Exactly the lines from the one containing "Convert this chart to matplotlib code." through the one containing "plt.rcParams['font.family'] = ['Liberation" are to be returned, please, without any pictures.

□ □ □ □ □ □ □

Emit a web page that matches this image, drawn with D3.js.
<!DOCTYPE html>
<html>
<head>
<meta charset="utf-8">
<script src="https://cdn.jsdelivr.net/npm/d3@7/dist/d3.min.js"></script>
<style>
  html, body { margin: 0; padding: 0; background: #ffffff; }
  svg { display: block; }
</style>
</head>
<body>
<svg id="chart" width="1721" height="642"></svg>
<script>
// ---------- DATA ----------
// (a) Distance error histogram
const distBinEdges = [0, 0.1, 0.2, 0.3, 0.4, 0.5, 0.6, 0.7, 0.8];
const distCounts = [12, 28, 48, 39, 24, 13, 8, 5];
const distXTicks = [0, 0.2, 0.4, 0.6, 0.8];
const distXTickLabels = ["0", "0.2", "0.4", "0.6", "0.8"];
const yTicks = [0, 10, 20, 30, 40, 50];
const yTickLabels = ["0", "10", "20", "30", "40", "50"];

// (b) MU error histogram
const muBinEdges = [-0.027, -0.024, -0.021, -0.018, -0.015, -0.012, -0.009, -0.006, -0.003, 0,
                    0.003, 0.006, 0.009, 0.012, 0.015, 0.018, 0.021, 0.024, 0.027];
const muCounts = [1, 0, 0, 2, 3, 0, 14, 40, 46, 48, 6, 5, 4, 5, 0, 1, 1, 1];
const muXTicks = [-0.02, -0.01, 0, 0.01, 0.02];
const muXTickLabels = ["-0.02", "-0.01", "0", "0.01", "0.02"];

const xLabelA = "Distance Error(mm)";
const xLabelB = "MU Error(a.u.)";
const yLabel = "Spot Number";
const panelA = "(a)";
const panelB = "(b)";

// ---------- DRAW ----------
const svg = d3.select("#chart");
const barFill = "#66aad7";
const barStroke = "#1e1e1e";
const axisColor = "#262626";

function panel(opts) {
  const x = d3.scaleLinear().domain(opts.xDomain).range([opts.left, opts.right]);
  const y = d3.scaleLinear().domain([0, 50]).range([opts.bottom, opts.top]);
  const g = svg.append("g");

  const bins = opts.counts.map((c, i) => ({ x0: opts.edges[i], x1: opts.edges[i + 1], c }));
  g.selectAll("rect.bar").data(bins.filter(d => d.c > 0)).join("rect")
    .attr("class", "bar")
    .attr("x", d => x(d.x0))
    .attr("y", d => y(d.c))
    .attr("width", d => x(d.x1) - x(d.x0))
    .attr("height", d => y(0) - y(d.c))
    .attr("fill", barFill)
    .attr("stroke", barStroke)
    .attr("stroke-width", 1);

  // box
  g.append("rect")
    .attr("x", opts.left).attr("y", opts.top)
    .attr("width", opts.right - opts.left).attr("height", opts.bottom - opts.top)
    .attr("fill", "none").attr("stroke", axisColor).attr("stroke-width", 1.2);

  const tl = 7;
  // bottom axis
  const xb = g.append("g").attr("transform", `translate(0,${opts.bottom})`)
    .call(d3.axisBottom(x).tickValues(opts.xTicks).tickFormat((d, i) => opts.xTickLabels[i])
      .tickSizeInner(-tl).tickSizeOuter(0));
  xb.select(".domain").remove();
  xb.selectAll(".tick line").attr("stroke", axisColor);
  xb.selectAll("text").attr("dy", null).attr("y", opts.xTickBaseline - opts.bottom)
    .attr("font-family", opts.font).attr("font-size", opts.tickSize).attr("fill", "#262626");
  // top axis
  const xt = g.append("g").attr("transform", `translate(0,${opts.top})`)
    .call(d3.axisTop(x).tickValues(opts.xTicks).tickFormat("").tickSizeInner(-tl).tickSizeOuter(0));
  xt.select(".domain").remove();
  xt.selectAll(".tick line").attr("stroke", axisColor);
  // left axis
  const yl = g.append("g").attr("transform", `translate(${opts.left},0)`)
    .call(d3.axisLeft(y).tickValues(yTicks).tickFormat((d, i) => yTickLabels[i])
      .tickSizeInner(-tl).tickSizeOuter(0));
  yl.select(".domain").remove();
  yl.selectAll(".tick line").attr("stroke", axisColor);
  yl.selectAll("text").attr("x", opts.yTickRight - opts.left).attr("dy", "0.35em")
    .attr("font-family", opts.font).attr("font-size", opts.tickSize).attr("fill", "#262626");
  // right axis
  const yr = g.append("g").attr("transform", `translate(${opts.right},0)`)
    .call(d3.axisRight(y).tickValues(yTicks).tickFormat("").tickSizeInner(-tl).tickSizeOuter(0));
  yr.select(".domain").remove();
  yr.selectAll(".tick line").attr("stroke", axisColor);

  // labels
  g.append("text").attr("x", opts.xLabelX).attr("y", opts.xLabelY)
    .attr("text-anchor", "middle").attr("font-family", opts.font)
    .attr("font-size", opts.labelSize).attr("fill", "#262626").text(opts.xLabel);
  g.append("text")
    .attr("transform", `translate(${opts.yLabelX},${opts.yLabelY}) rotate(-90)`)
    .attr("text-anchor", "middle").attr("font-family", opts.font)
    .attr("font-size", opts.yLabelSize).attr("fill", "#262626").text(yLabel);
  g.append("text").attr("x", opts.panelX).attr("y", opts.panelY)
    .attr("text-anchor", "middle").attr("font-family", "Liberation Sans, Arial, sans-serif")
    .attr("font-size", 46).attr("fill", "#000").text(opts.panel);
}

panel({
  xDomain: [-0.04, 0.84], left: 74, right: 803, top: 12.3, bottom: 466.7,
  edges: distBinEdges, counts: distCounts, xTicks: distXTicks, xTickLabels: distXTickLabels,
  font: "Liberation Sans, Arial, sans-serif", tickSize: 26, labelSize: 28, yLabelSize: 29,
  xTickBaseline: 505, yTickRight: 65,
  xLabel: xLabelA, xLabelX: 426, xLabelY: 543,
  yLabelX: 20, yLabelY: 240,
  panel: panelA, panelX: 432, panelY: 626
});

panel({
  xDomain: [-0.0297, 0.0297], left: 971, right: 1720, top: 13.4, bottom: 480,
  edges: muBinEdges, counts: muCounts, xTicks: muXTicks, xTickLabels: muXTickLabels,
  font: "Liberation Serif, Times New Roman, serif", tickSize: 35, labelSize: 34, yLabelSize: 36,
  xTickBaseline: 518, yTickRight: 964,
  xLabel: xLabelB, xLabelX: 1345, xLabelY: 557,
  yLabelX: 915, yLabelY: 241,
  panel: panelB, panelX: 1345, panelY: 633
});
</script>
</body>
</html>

□ □ □ □ □ □ □

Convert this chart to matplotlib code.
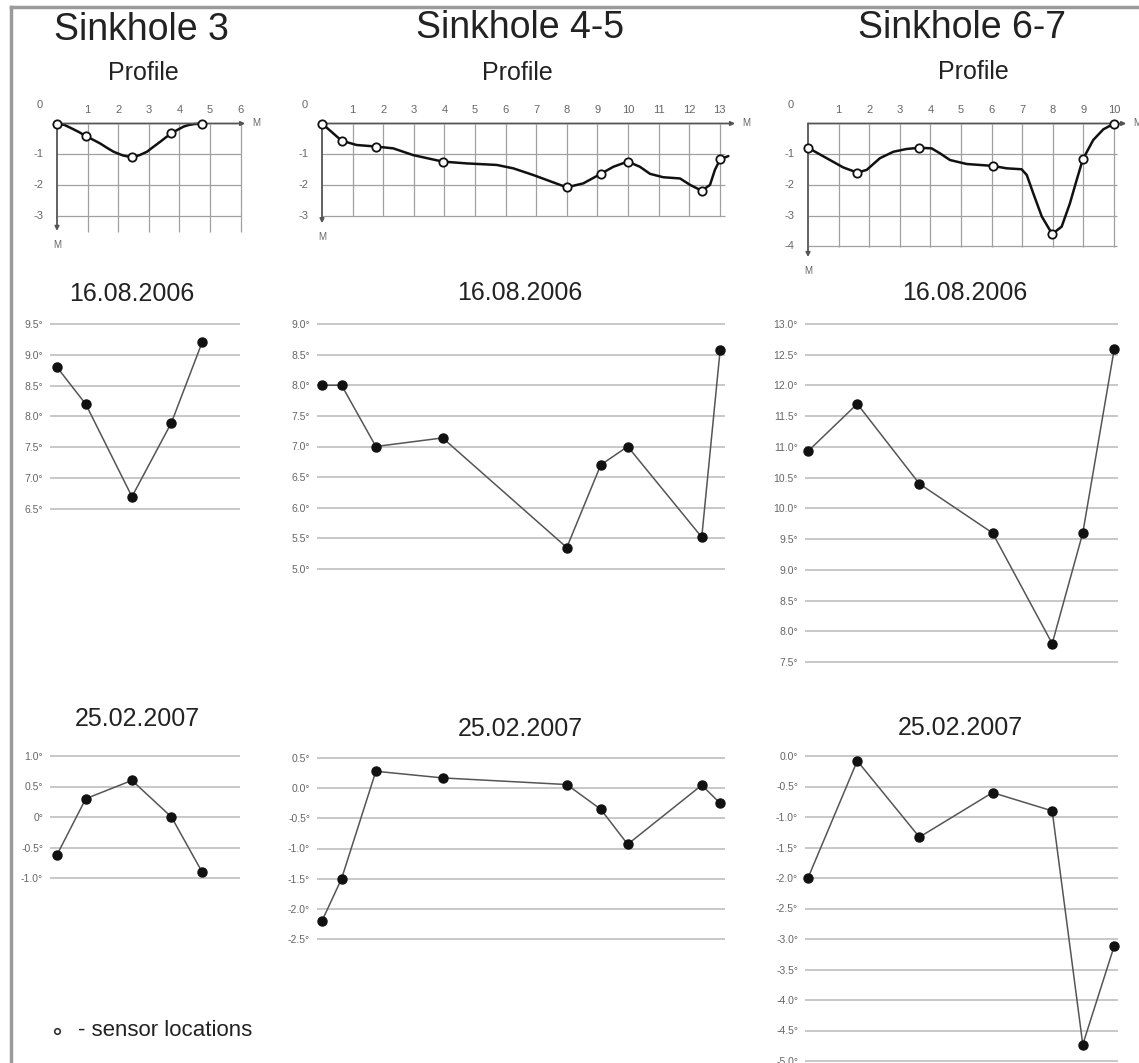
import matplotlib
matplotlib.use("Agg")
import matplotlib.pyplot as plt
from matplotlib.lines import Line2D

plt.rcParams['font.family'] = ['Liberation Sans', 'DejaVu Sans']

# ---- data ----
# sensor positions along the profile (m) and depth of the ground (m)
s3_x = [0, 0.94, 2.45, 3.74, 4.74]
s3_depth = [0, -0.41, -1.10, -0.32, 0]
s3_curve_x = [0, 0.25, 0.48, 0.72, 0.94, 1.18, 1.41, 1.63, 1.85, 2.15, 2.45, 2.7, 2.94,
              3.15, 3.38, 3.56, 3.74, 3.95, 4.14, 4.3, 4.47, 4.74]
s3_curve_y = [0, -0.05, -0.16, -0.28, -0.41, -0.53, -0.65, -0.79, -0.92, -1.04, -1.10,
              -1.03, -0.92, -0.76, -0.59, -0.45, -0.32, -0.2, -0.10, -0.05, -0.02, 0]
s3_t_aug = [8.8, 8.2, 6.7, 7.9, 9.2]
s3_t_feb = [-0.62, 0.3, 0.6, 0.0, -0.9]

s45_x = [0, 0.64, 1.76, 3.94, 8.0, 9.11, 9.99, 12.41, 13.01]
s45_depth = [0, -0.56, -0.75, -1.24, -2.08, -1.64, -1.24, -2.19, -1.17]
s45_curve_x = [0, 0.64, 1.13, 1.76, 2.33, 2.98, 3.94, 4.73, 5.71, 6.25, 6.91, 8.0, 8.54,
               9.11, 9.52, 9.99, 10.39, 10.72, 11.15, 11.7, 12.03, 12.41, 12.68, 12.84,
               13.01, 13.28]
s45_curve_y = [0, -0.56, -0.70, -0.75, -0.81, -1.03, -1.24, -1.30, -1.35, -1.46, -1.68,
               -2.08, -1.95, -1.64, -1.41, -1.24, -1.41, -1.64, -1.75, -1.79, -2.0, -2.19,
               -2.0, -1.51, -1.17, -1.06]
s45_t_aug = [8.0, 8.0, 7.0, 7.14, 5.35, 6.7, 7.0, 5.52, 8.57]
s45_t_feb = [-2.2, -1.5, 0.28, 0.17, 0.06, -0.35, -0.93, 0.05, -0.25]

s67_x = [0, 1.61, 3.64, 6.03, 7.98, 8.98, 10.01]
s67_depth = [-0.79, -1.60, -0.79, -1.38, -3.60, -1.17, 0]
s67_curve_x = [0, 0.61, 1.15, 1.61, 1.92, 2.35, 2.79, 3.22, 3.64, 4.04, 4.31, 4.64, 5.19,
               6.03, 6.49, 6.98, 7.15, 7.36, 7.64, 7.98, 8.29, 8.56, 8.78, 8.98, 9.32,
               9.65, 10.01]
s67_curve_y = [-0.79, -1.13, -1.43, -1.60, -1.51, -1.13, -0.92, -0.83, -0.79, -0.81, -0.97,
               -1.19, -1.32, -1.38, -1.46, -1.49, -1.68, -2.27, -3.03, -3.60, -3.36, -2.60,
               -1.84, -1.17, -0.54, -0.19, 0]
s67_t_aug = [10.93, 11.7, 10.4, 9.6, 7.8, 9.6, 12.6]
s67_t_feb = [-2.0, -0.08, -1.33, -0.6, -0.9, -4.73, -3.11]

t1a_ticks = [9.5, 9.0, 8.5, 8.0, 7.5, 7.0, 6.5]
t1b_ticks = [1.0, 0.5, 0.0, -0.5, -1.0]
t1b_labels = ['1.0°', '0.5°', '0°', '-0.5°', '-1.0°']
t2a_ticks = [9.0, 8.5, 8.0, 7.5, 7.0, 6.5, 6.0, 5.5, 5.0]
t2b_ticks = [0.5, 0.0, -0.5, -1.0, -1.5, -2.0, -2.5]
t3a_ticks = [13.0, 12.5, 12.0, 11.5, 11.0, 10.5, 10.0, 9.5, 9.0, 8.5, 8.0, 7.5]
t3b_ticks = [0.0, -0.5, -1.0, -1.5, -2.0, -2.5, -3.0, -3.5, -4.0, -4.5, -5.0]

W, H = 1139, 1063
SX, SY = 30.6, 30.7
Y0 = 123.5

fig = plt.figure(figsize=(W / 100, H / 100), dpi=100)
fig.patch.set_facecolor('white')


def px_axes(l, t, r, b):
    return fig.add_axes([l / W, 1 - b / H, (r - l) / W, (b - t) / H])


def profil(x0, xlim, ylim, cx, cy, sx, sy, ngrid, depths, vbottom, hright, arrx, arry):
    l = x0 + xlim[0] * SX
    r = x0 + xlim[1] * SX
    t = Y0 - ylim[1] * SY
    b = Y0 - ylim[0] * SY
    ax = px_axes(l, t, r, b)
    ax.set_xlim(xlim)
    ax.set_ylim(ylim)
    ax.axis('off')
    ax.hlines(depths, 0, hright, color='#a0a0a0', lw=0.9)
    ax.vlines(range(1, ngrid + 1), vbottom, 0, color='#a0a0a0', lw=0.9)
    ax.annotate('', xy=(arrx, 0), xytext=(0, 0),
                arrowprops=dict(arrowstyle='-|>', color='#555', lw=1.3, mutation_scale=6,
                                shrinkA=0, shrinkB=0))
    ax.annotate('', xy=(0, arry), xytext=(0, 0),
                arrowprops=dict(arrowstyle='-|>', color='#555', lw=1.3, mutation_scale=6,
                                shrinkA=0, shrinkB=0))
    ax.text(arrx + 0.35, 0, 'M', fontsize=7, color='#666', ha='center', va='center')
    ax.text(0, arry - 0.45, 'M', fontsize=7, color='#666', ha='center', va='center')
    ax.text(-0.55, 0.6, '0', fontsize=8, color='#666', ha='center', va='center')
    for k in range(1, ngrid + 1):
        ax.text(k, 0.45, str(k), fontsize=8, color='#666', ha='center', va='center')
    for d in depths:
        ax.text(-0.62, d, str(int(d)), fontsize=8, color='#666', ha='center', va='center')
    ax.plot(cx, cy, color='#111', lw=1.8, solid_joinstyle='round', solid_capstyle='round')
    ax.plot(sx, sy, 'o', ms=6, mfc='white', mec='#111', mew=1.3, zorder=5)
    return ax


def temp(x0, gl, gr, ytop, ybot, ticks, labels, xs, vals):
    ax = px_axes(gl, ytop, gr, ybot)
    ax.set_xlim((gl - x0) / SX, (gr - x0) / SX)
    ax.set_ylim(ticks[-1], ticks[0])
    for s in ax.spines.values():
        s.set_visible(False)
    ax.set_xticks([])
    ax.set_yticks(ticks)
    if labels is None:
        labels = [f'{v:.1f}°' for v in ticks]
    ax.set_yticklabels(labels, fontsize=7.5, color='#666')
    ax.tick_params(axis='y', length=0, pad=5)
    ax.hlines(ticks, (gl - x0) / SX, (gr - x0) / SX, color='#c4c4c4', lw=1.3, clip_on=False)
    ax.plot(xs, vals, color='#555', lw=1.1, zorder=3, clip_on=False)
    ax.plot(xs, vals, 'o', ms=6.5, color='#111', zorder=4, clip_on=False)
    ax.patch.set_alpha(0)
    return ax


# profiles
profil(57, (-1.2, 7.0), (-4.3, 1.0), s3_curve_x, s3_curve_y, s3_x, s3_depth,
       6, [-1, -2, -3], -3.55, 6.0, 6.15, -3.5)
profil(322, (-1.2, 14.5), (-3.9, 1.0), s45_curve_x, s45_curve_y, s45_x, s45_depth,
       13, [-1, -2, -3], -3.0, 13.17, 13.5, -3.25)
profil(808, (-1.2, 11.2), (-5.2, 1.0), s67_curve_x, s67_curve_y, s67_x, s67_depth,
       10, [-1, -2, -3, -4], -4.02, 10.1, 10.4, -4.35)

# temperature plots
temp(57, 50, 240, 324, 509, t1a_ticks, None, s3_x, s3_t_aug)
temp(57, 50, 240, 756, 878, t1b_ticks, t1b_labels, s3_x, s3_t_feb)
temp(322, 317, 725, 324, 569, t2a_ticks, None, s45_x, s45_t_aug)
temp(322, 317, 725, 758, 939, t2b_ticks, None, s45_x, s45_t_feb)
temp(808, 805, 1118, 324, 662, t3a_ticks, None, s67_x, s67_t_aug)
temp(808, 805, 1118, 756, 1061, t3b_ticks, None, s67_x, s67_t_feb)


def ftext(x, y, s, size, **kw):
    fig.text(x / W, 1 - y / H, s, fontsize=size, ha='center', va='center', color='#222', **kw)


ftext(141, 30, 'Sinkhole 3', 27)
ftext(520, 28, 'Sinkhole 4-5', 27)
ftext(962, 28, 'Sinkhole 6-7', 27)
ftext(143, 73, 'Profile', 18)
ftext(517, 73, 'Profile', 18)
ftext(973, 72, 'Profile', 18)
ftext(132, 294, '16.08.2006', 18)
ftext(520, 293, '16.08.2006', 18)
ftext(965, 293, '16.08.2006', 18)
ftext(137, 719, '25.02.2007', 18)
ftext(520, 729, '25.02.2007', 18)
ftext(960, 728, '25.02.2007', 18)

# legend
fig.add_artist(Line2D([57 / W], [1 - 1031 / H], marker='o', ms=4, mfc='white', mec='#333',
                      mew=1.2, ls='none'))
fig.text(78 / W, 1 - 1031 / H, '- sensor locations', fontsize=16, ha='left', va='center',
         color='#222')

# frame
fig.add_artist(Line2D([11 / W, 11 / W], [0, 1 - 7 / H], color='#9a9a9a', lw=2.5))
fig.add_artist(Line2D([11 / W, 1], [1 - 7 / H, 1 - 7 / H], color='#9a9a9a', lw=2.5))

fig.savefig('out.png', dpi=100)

□ □ □ □ □ □ □

:: CORRECT RESULT ::
Convert this chart to matplotlib code.
import matplotlib
matplotlib.use("Agg")
import matplotlib.pyplot as plt
from matplotlib.lines import Line2D

plt.rcParams['font.family'] = ['Liberation Sans', 'DejaVu Sans']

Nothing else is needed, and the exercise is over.